[Source data]
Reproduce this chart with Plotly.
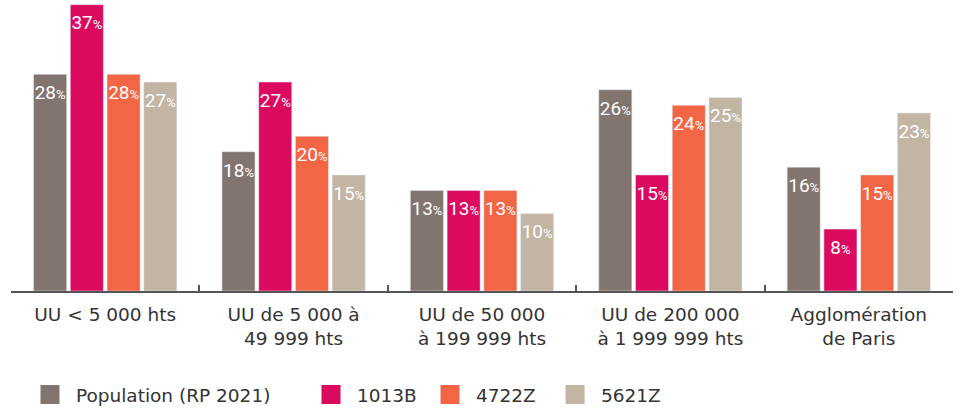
import plotly.graph_objects as go

categories = ["UU < 5 000 hts", "UU de 5 000 à<br>49 999 hts", "UU de 50 000<br>à 199 999 hts",
              "UU de 200 000<br>à 1 999 999 hts", "Agglomération<br>de Paris"]
series_names = ["Population (RP 2021)", "1013B", "4722Z", "5621Z"]
population = [28, 18, 13, 26, 16]
s_1013b = [37, 27, 13, 15, 8]
s_4722z = [28, 20, 13, 24, 15]
s_5621z = [27, 15, 10, 25, 23]
colors = ["#82756F", "#DC0A5F", "#F26645", "#C2B5A3"]
legend_x = [0.0312, 0.3233, 0.447, 0.577]

FONT = "DejaVu Sans"
LABEL_FONT = "Roboto"


def bar_label(v):
    return ("<span style='font-size:14.7px'>\u00a0</span><br>"
            f"<span style='font-size:19px'>{v}</span><span style='font-size:13px'>%</span>")


fig = go.Figure()
for i, (name, vals) in enumerate(zip(series_names, [population, s_1013b, s_4722z, s_5621z])):
    fig.add_trace(go.Bar(
        x=categories, y=vals, name=name, marker_color=colors[i], showlegend=False,
        text=[bar_label(v) for v in vals],
        textposition="inside", insidetextanchor="end", textangle=0,
        constraintext="none",
        textfont=dict(family=LABEL_FONT, size=6, color="white"),
        hoverinfo="skip",
    ))
for i, name in enumerate(series_names):
    lg = "legend" if i == 0 else f"legend{i+1}"
    fig.add_trace(go.Scatter(
        x=[None], y=[None], mode="markers", name="\u00a0" + name,
        marker=dict(symbol="square", size=16, color=colors[i], line=dict(color=colors[i], width=3)),
        legend=lg, showlegend=True,
    ))

layout_legends = {}
for i in range(4):
    key = "legend" if i == 0 else f"legend{i+1}"
    layout_legends[key] = dict(
        orientation="h", x=legend_x[i], xref="container", xanchor="left",
        y=0.034, yref="container", yanchor="middle",
        font=dict(family=FONT, size=18.5, color="#333"), bgcolor="rgba(0,0,0,0)",
    )

fig.update_layout(
    width=962, height=409,
    margin=dict(l=11, r=9, t=0, b=118, autoexpand=False),
    paper_bgcolor="white", plot_bgcolor="white",
    barmode="group", bargap=0.22, bargroupgap=0.1,
    font=dict(family=FONT, size=18.5, color="#333"),
    xaxis=dict(
        showline=True, linecolor="#555", linewidth=2, automargin=False,
        ticks="inside", tickson="boundaries", ticklen=6, tickcolor="#555", tickwidth=1.5,
        tickfont=dict(family=FONT, size=18.5, color="#333"), ticklabelstandoff=6,
        showgrid=False,
    ),
    yaxis=dict(visible=False, range=[0, 37.6], showgrid=False),
    **layout_legends,
)

fig.write_html("out.html", post_script="document.body.style.margin='0';",
               config={"displayModeBar": False})
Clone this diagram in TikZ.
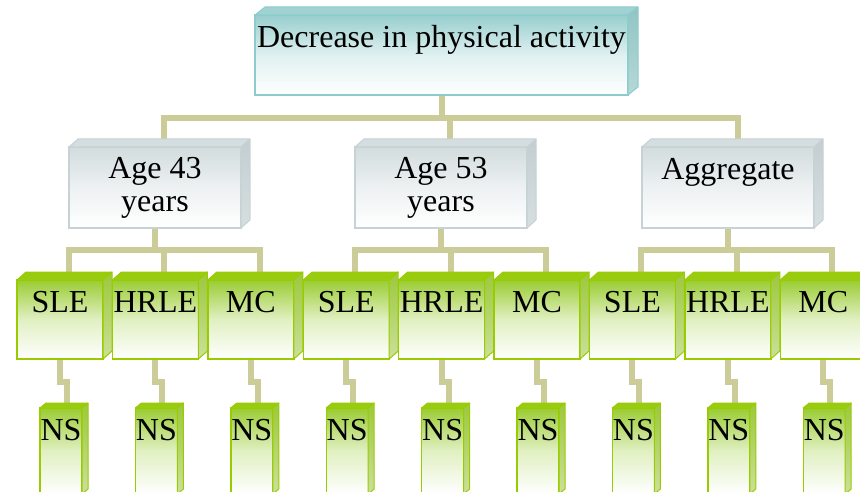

**Problem details**
Reproduce the entries above word for word. Pictures stay out.

**Exercise result**
Reproduce this chart with Plotly.
import plotly.graph_objects as go

categories = ["UU < 5 000 hts", "UU de 5 000 à<br>49 999 hts", "UU de 50 000<br>à 199 999 hts",
              "UU de 200 000<br>à 1 999 999 hts", "Agglomération<br>de Paris"]
series_names = ["Population (RP 2021)", "1013B", "4722Z", "5621Z"]
population = [28, 18, 13, 26, 16]
s_1013b = [37, 27, 13, 15, 8]
s_4722z = [28, 20, 13, 24, 15]
s_5621z = [27, 15, 10, 25, 23]
colors = ["#82756F", "#DC0A5F", "#F26645", "#C2B5A3"]
legend_x = [0.0312, 0.3233, 0.447, 0.577]

FONT = "DejaVu Sans"
LABEL_FONT = "Roboto"


def bar_label(v):
    return ("<span style='font-size:14.7px'>\u00a0</span><br>"
            f"<span style='font-size:19px'>{v}</span><span style='font-size:13px'>%</span>")


fig = go.Figure()
for i, (name, vals) in enumerate(zip(series_names, [population, s_1013b, s_4722z, s_5621z])):
    fig.add_trace(go.Bar(
        x=categories, y=vals, name=name, marker_color=colors[i], showlegend=False,
        text=[bar_label(v) for v in vals],
        textposition="inside", insidetextanchor="end", textangle=0,
        constraintext="none",
        textfont=dict(family=LABEL_FONT, size=6, color="white"),
        hoverinfo="skip",
    ))
for i, name in enumerate(series_names):
    lg = "legend" if i == 0 else f"legend{i+1}"
    fig.add_trace(go.Scatter(
        x=[None], y=[None], mode="markers", name="\u00a0" + name,
        marker=dict(symbol="square", size=16, color=colors[i], line=dict(color=colors[i], width=3)),
        legend=lg, showlegend=True,
    ))

layout_legends = {}
for i in range(4):
    key = "legend" if i == 0 else f"legend{i+1}"
    layout_legends[key] = dict(
        orientation="h", x=legend_x[i], xref="container", xanchor="left",
        y=0.034, yref="container", yanchor="middle",
        font=dict(family=FONT, size=18.5, color="#333"), bgcolor="rgba(0,0,0,0)",
    )

fig.update_layout(
    width=962, height=409,
    margin=dict(l=11, r=9, t=0, b=118, autoexpand=False),
    paper_bgcolor="white", plot_bgcolor="white",
    barmode="group", bargap=0.22, bargroupgap=0.1,
    font=dict(family=FONT, size=18.5, color="#333"),
    xaxis=dict(
        showline=True, linecolor="#555", linewidth=2, automargin=False,
        ticks="inside", tickson="boundaries", ticklen=6, tickcolor="#555", tickwidth=1.5,
        tickfont=dict(family=FONT, size=18.5, color="#333"), ticklabelstandoff=6,
        showgrid=False,
    ),
    yaxis=dict(visible=False, range=[0, 37.6], showgrid=False),
    **layout_legends,
)

fig.write_html("out.html", post_script="document.body.style.margin='0';",
               config={"displayModeBar": False})
Clone this diagram in TikZ.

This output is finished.